Further, after the court overruled Weyerhaeuser's initial objection on the first day of trial and permitted Dignetti to use leading questions to examine a Norfolk employee, the court cautioned Dignetti and Norfolk that "[i]f it gets too egregious, [Weyerhaeuser] can object to the question and revisit it then." (Trial Tr., Oct. 18, 2004 at 4.) Throughout the trial, Weyerhaeuser objected when Norfolk used leading questions to examine Dignetti and to examine one of its own employees, who testified in Dignetti's case-in-chief. ( See Trial Tr., Oct. 19, 2004 at 95, 96, 105; Trial Tr., Oct. 20, 2004 at 14, 15, 16, 17, 18.) The court sustained five of these objections and overruled three of them, depending on the nature of the questions and the evidence counsel sought to elicit. Because the court gave Weyerhaeuser an opportunity to make further objections, and because the court sustained some of these objections, Norfolk's use of leading questions was not "inconsistent with substantial justice." Fed.R.Civ.P. 61. Hence, I will deny Weyerhaeuser's motion for a new trial.
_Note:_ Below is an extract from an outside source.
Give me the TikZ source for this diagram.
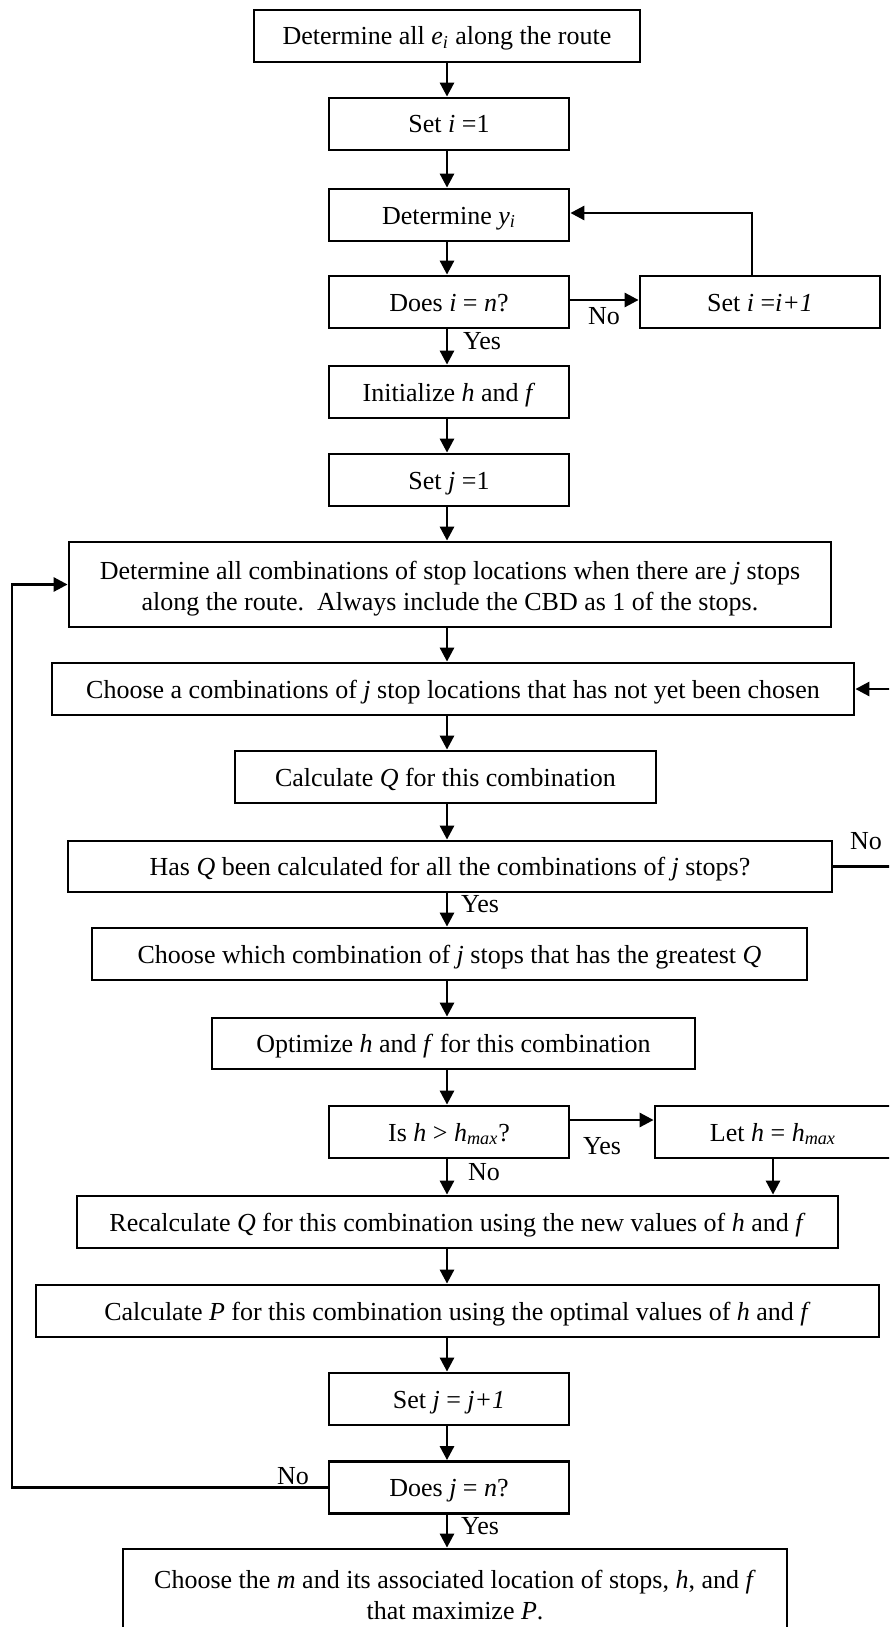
\documentclass[tikz,border=0pt]{standalone}
\usepackage{fontspec}
\setmainfont{Liberation Serif}
\usetikzlibrary{arrows.meta,calc}
\newcommand{\I}[1]{\textit{#1}}
\newcommand{\Sub}[1]{\textsubscript{\itshape #1}}
\begin{document}
\begin{tikzpicture}[x=0.5pt,y=-0.5pt,
  bx/.style={draw,line width=1.4pt,rectangle,inner sep=0pt,align=center,font=\fontsize{13}{15.5}\selectfont},
  b1/.style={bx,text height=9pt,text depth=0pt},
  sbx/.style={b1,minimum width=120pt,minimum height=26pt},
  arr/.style={line width=1.4pt,-{Triangle[length=7pt,width=7pt]}},
  lbl/.style={font=\fontsize{13}{15}\selectfont,inner sep=0pt}]
\useasboundingbox (0,0) rectangle (889,1627);
\clip (0,0) rectangle (889,1627);
\coordinate (col) at (447,0);
\coordinate (eup) at (752,0);
\coordinate (lft) at (12,0);
\coordinate (rgt) at (905,0);

\node[b1,minimum width=193pt,minimum height=26pt] (A) at (447,36) {Determine all \I{e}\Sub{i} along the route};
\node[sbx] (B) at (449,124) {Set \I{i} =1};
\node[sbx] (C) at (449,215) {Determine \I{y}\Sub{i}};
\node[sbx] (D) at (449,302) {Does \I{i} = \I{n}?};
\node[sbx] (E) at (760,302) {Set \I{i} =\I{i+1}};
\node[sbx] (F) at (449,392) {Initialize \I{h} and \I{f}};
\node[sbx] (G) at (449,480) {Set \I{j} =1};
\node[bx,minimum width=381pt,minimum height=42.5pt] (H) at (450,584.5) {\rule{0pt}{13.5pt}Determine all combinations of stop locations when there are \I{j} stops\\along the route.\ \ Always include the CBD as 1 of the stops.};
\node[b1,minimum width=401pt,minimum height=26pt] (I) at (453,689) {Choose a combinations of \I{j} stop locations that has not yet been chosen};
\node[b1,minimum width=210.5pt,minimum height=26pt] (J) at (445.5,777) {Calculate \I{Q} for this combination};
\node[b1,minimum width=382pt,minimum height=25.5pt] (K) at (450,866.5) {Has \I{Q} been calculated for all the combinations of \I{j} stops?};
\node[b1,minimum width=357.5pt,minimum height=26pt] (L) at (449.5,954) {Choose which combination of \I{j} stops that has the greatest \I{Q}};
\node[b1,minimum width=241.5pt,minimum height=25.5pt] (M) at (453.5,1043.5) {Optimize \I{h} and \I{f} for this combination};
\node[sbx] (N) at (449,1132) {Is \I{h} > \I{h}\Sub{max}?};
\node[b1,minimum width=118pt,minimum height=26pt] (O) at (773,1132) {Let \I{h} = \I{h}\Sub{max}};
\node[b1,minimum width=380.5pt,minimum height=26pt] (P) at (457.5,1222) {Recalculate \I{Q} for this combination using the new values of \I{h} and \I{f}};
\node[b1,minimum width=421.5pt,minimum height=26pt] (Q) at (457.5,1311) {Calculate \I{P} for this combination using the optimal values of \I{h} and \I{f}};
\node[sbx] (R) at (449,1399) {Set \I{j} = \I{j+1}};
\node[sbx] (S) at (449,1487.5) {Does \I{j} = \I{n}?};
\node[bx,minimum width=332pt,minimum height=44pt] (T) at (455,1593) {\rule{0pt}{11pt}Choose the \I{m} and its associated location of stops, \I{h}, and \I{f}\\that maximize \I{P}.};

\draw[arr] (A.south -| col) -- (B.north -| col);
\draw[arr] (B.south -| col) -- (C.north -| col);
\draw[arr] (C.south -| col) -- (D.north -| col);
\draw[arr] (D.south -| col) -- (F.north -| col);
\draw[arr] (F.south -| col) -- (G.north -| col);
\draw[arr] (G.south -| col) -- (H.north -| col);
\draw[arr] (H.south -| col) -- (I.north -| col);
\draw[arr] (I.south -| col) -- (J.north -| col);
\draw[arr] (J.south -| col) -- (K.north -| col);
\draw[arr] (K.south -| col) -- (L.north -| col);
\draw[arr] (L.south -| col) -- (M.north -| col);
\draw[arr] (M.south -| col) -- (N.north -| col);
\draw[arr] (N.south -| col) -- (P.north -| col);
\draw[arr] (P.south -| col) -- (Q.north -| col);
\draw[arr] (Q.south -| col) -- (R.north -| col);
\draw[arr] (R.south -| col) -- (S.north -| col);
\draw[arr] (S.south -| col) -- (T.north -| col);

\draw[arr] ([yshift=1pt]D.east) -- ([yshift=1pt]E.west);
\draw[arr] (E.north -| eup) |- ([yshift=1pt]C.east);
\draw[arr] ([yshift=6pt]N.east) -- ([yshift=6pt]O.west);
\draw[arr] (O.south) -- (O.south |- P.north);
\draw[arr] (S.west) -| (lft |- H.west) -- (H.west);
\draw[arr] (K.east) -| (rgt |- I.east) -- (I.east);

\node[lbl] (no1) at (604,316) {No};
\node[lbl] (yes1) at (482,341) {Yes};
\node[lbl] (no2) at (866,841) {No};
\node[lbl] (yes2) at (480,904) {Yes};
\node[lbl] (yes3) at (602,1146) {Yes};
\node[lbl] (no3) at (484,1172) {No};
\node[lbl] (no4) at (293,1476) {No};
\node[lbl] (yes4) at (480,1526) {Yes};
\end{tikzpicture}
\end{document}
Further, when the settlement was reached and reported to the court on the third day of trial, Weyerhaeuser made no objection and did not request a mistrial or that the court strike the allegedly harmful cross-examination. ( See Trial Tr., Oct. 20, 2004 at 63-68.)
IV. CONCLUSION
For the above reasons, I will deny Weyerhaeuser's renewed motion for judgment as a matter of law, or alternatively for a new trial. An appropriate order follows.
ORDER
AND NOW, this ____ day of February, 2005, upon consideration of defendant Weyerhaeuser Company's renewed motion for judgment as a matter of law (Doc. No. 59) and motion for a new trial (Doc. No. 61), plaintiff Anthony J. Dignetti's oppositions thereto (Docs. No. 66 67), and the parties' supplementary briefs (Docs. No. 69, 70, 71), it is hereby ORDERED that the motions are DENIED.